|Title:||A New Look at an Old Friend: Reevaluating the Met’s Audio-Guide Service|
|Authors:||Laura Mann, Grace Tung|
|Publication:||MW2015: Museums and the Web 2015|
In September 2013, the Metropolitan Museum of Art launched a new audio guide. This presented an opportunity—and a need—to take a more strategic look at this long-standing service. Although the Museum has provided an audio-guide service for more than fifty years, thus far it has had a limited understanding of who uses the service and what kind of impact it might have. Who is the audio guide serving? What is and is not working?
In an effort to answer these questions, the Museum conducted an evaluation of its new audio guide in collaboration with Frankly, Green + Webb.

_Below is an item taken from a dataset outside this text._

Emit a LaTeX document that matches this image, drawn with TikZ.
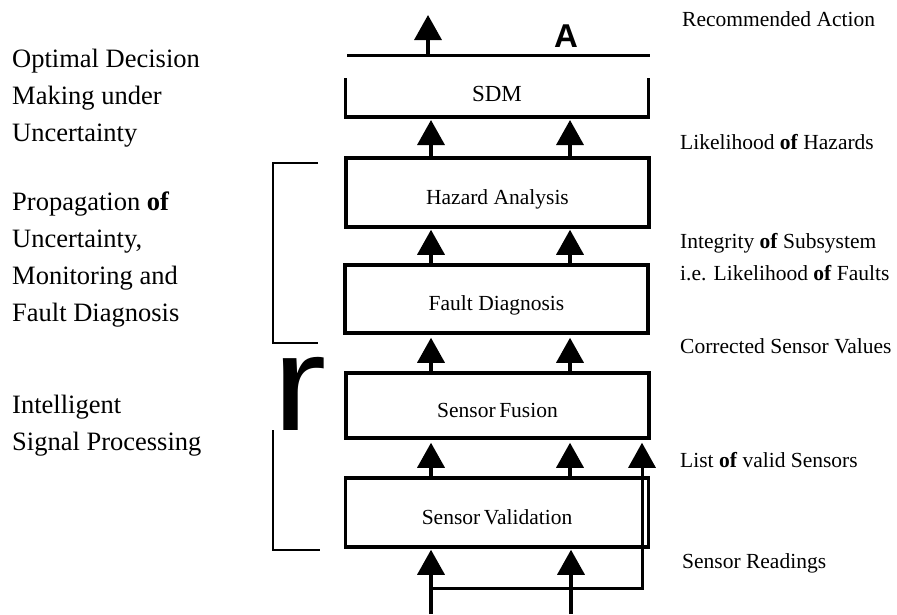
\documentclass[tikz,border=0pt]{standalone}
\usepackage{fontspec}
\setmainfont{Liberation Serif}
\newfontfamily\sansfont{Liberation Sans}
\usetikzlibrary{arrows.meta,positioning}

\begin{document}
\begin{tikzpicture}[
    x=1pt, y=-1pt,
    layer/.style={rectangle, draw, line width=3.5pt, minimum width=303pt, inner sep=0pt, text height=23pt, text depth=0pt, font=\fontsize{21.5}{26}\selectfont},
    arrow/.style={-{Triangle[width=27pt,length=25pt]}, line width=3.5pt},
    bracket/.style={line width=2.6pt},
    level/.style={anchor=base west, align=left, inner sep=0pt, font=\fontsize{26.5}{37}\selectfont},
    signal/.style={anchor=base west, align=left, inner sep=0pt, font=\fontsize{21.5}{32}\selectfont}
]
\useasboundingbox (0,0) rectangle (897,614);

% Boxes (centre column)
\node[layer, draw=none, outer sep=0pt, minimum height=39pt, text height=7pt, font=\fontsize{23}{26}\selectfont] (sdm) at (497,97.5) {SDM};
\draw[line width=3.5pt] (sdm.north west) -- (sdm.south west) -- (sdm.south east) -- (sdm.north east);
\node[layer, minimum height=69pt] (hazard) at (497.5,192.5) {Hazard Analysis};
\node[layer, minimum height=68pt] (fault) at (496.5,299) {Fault Diagnosis};
\node[layer, minimum height=65pt] (fusion) at (497.5,405.5) {Sensor\,Fusion};
\node[layer, minimum height=69pt] (valid) at (497,512.5) {Sensor\,Validation};

% Columns of the arrows
\coordinate (xl) at (431,0);
\coordinate (xr) at (570,0);
\coordinate (xs) at (642,0);

% Output on top
\coordinate (bar) at (428,55);
\coordinate (act) at (428,15);
\draw[line width=3pt] (347,55) -- (650,55);
\draw[arrow] (bar) -- (act);
\node[anchor=base, inner sep=0pt, font=\sansfont\bfseries\fontsize{33}{33}\selectfont] (amark) at (566,47) {A};

% Arrows between the layers
\draw[arrow, shorten >=3pt] (hazard.north -| xl) -- (sdm.south -| xl);
\draw[arrow, shorten >=3pt] (hazard.north -| xr) -- (sdm.south -| xr);
\draw[arrow, shorten >=1pt] (fault.north -| xl) -- (hazard.south -| xl);
\draw[arrow, shorten >=1pt] (fault.north -| xr) -- (hazard.south -| xr);
\draw[arrow, shorten >=3pt] (fusion.north -| xl) -- (fault.south -| xl);
\draw[arrow, shorten >=3pt] (fusion.north -| xr) -- (fault.south -| xr);
\draw[arrow, shorten >=3pt] (valid.north -| xl) -- (fusion.south -| xl);
\draw[arrow, shorten >=3pt] (valid.north -| xr) -- (fusion.south -| xr);

% Sensor readings in, with bypass
\coordinate (inl) at (431,614);
\coordinate (inr) at (571,614);
\coordinate (tap) at (431,588);
\draw[arrow, shorten >=1pt] (inl) -- (valid.south -| inl);
\draw[arrow, shorten >=1pt] (inr) -- (valid.south -| inr);
\draw[arrow, line width=3pt, shorten >=3pt] (tap) -| (fusion.south -| xs);

% Brackets on the left
\draw[bracket] (318,163) -- (273,163) -- (273,343) -- (318,343);
\draw[bracket] (273,430) -- (273,550) -- (320,550);
\node[anchor=base west, inner sep=0pt, xscale=1.2, font=\sansfont\fontsize{136}{136}\selectfont] (rmark) at (272,430) {r};

% Level names (left)
\node[level] (decide) at (12,141) {Optimal Decision\\Making under\\Uncertainty};
\node[level] (propag) at (12,321) {Propagation \textbf{of}\\Uncertainty,\\Monitoring and\\Fault Diagnosis};
\node[level] (signalp) at (12,450) {Intelligent\\Signal Processing};

% Signals (right)
\node[signal] (s1) at (682,26) {Recommended Action};
\node[signal] (s2) at (680,149) {Likelihood \textbf{of} Hazards};
\node[signal] (s3) at (680,280) {Integrity \textbf{of} Subsystem\\i.e. Likelihood \textbf{of} Faults};
\node[signal] (s4) at (680,353) {Corrected Sensor Values};
\node[signal] (s5) at (680,467) {List \textbf{of} valid Sensors};
\node[signal] (s6) at (682,568) {Sensor Readings};

\end{tikzpicture}
\end{document}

We took a comprehensive look at the service, seeking to understand the entire visitor journey from initial awareness to the effect of the guide on the overall museum experience. This service design approach—though well established in the commercial sector (Polaine, Løvlie, & Reason, 2013)—is relatively new in the museum field.
Our paper includes findings from the evaluation and insights we gained from the research process, as well as how these insights are applicable to the wider museum field. What can other museums learn from our experience? What is the value of evaluating an audio guide as a service rather than a product? How can museums move from evaluation data to insights and actionable recommendations? And perhaps most challenging: how can we design successful digital products and services in complex organizations with multiple stakeholders who have different levels of comfort with innovation and risk? These issues are not unique to the audio-guide service or to the Met; they are common to digital projects across all museums.